The big thing (and the disappointing news) is that the recovery in the economy is not - in the government's view - leading to an unexpectedly fast rise in sustainable tax revenues or sustainably lower benefits for the unemployed.

So the Office for Budget Responsibility's estimate of the so-called structural deficit - the part of the government's deficit that is left when the economy is operating at full capacity again - is not expected to be reduced.

In fact it might even be increased a bit.

Which means there will be no let up in blinkin' austerity. Them tough times in the public sector are not going away any time soon.

Which doesn't mean that the chancellor has no money to play with in the Budget - only that for every giveaway, he'll find a way of taking money back.

We also know the big stuff he wants to achieve in the Budget, because he said what that was in Hong Kong (of all places) earlier this year.

In a speech, he conceded that the recovery is not balanced, that it is too dependent on household investment: he wants to see businesses investing more, and he wants to do what he can (which is probably not a great deal) to help narrow the gap between what we export as a nation and what we import.

So there will be measures to tackle both of these economic weaknesses.

What would they be?

Well I would expect more generous tax breaks for companies that invest in expanding productive capacity.

And I would imagine there will be an improvement in the government scheme for helping companies export, or UK Export Finance (I am not an expert on this, but as I understand it, German exporters receive more generous and flexible support - and that does not appear to have done the German economy any harm).

What else? Well there will be a reduction in the tax paid to the Treasury by electricity generators for emitting carbon dioxide (in the jargon, the Carbon Price Floor will be cut) - which should help a bit with energy bills, especially for manufacturers that consume vast amounts of electricity.

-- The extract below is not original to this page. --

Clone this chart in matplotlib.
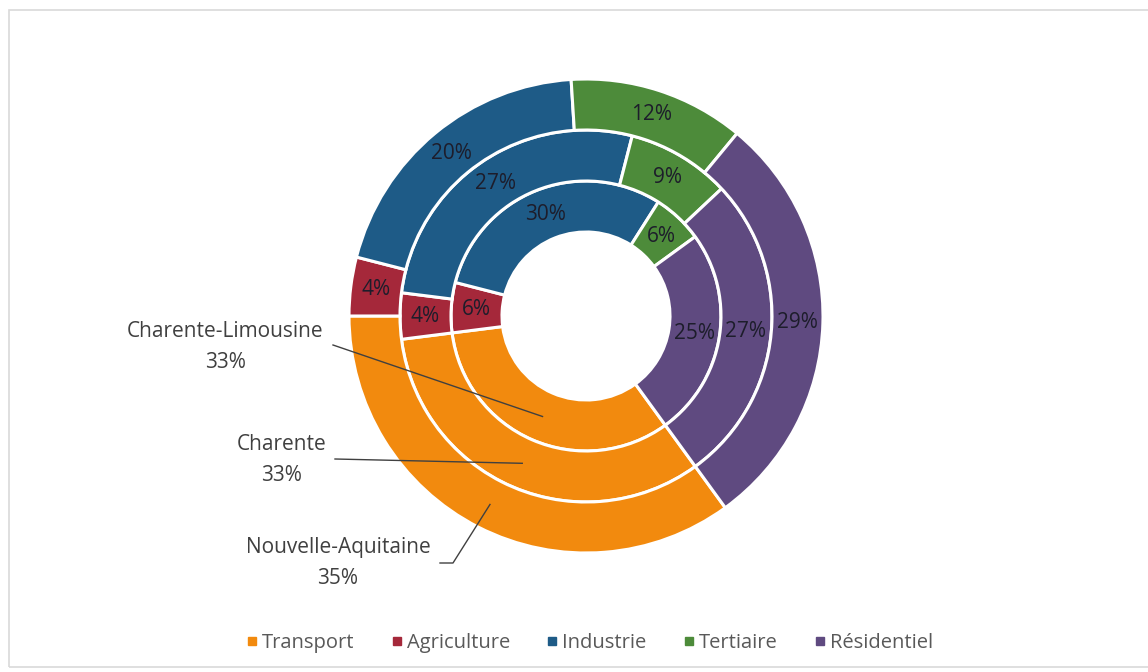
import numpy as np
import matplotlib.pyplot as plt
from matplotlib.lines import Line2D
from matplotlib.patches import Rectangle

# Part de chaque secteur dans la consommation (en %), du centre vers l'extérieur
sectors = ["Transport", "Agriculture", "Industrie", "Tertiaire", "Résidentiel"]
colors = ["#F28A0E", "#A5283A", "#1E5B87", "#4D8B3A", "#5F4A80"]

regions = ["Charente-Limousine", "Charente", "Nouvelle-Aquitaine"]
charente_limousine = [33, 6, 30, 6, 25]
charente = [33, 4, 27, 9, 27]
nouvelle_aquitaine = [35, 4, 20, 12, 29]
series = [charente_limousine, charente, nouvelle_aquitaine]

W, H = 1148, 672
CX, CY = 586, 356          # centre of the rings, pixel space (y up)
RING = 51                  # ring thickness in px
HOLE = 84                  # radius of the white hole
START = -54                # first slice start angle (deg)

# where each region's Transport call-out text sits (pixel space)
callouts = [(225, 325, 333, 327), (282, 212, 335, 213), (338, 109, 440, 109)]

plt.rcParams["font.family"] = ["Open Sans", "DejaVu Sans"]

fig = plt.figure(figsize=(W / 100, H / 100), dpi=100)
ax = fig.add_axes([0, 0, 1, 1])

for i, values in enumerate(series):
    r_out = HOLE + RING * (i + 1)
    ax.pie(values, radius=r_out, center=(CX, CY), startangle=START,
           counterclock=False, colors=colors,
           wedgeprops=dict(width=RING, edgecolor="white", linewidth=2.2))

    # percentage labels at the middle of each wedge
    r_mid = r_out - RING / 2
    bounds = START - np.cumsum([0] + values) * 3.6
    for k, v in enumerate(values):
        ang = np.deg2rad((bounds[k] + bounds[k + 1]) / 2)
        x, y = CX + r_mid * np.cos(ang), CY + r_mid * np.sin(ang)
        if k == 0:
            tx, ty, lx, ly = callouts[i]
            ax.text(tx, ty, f"{regions[i]}\n{v}%", ha="center", va="center",
                    fontsize=15, color="#404040", linespacing=1.6)
            if i == 2:
                ax.plot([lx, lx + 13, x], [ly, ly, y], color="#404040", lw=1)
            else:
                ax.plot([lx, x], [ly, y], color="#404040", lw=1)
        else:
            ax.text(x, y, f"{v}%", ha="center", va="center",
                    fontsize=15, color="#1d1d2b")

ax.set_xlim(0, W)
ax.set_ylim(0, H)
ax.set_aspect("equal")
ax.axis("off")

# chart area border
fig.patches.append(Rectangle((9, 5), W + 20, H - 15, transform=None,
                             fill=False, edgecolor="#d9d9d9", lw=1.2))

handles = [Line2D([], [], marker="s", linestyle="", markersize=5.5,
                  markerfacecolor=c, markeredgecolor=c) for c in colors]
fig.legend(handles, sectors, loc="center", bbox_to_anchor=(590 / W, 29 / H),
           ncol=5, frameon=False, fontsize=14.5, labelcolor="#595959",
           handletextpad=0.25, columnspacing=1.85, handlelength=0.5)

fig.savefig("out.png", dpi=100, facecolor="white")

Of course we already know how the chancellor intends to at least maintain the current higher rate at which houses are being built, because he announced at the weekend that the mortgage guarantee scheme for purchases of new homes, Help to Buy One, will be extended to 2020.

Finally there will, I am told, be an eye-catching measure that is likely to dominate the headlines.

I expect it to be in the territory of personal taxation. I am told the Treasury thinks it is jolly clever.

But more than that I know nothing. Sorry.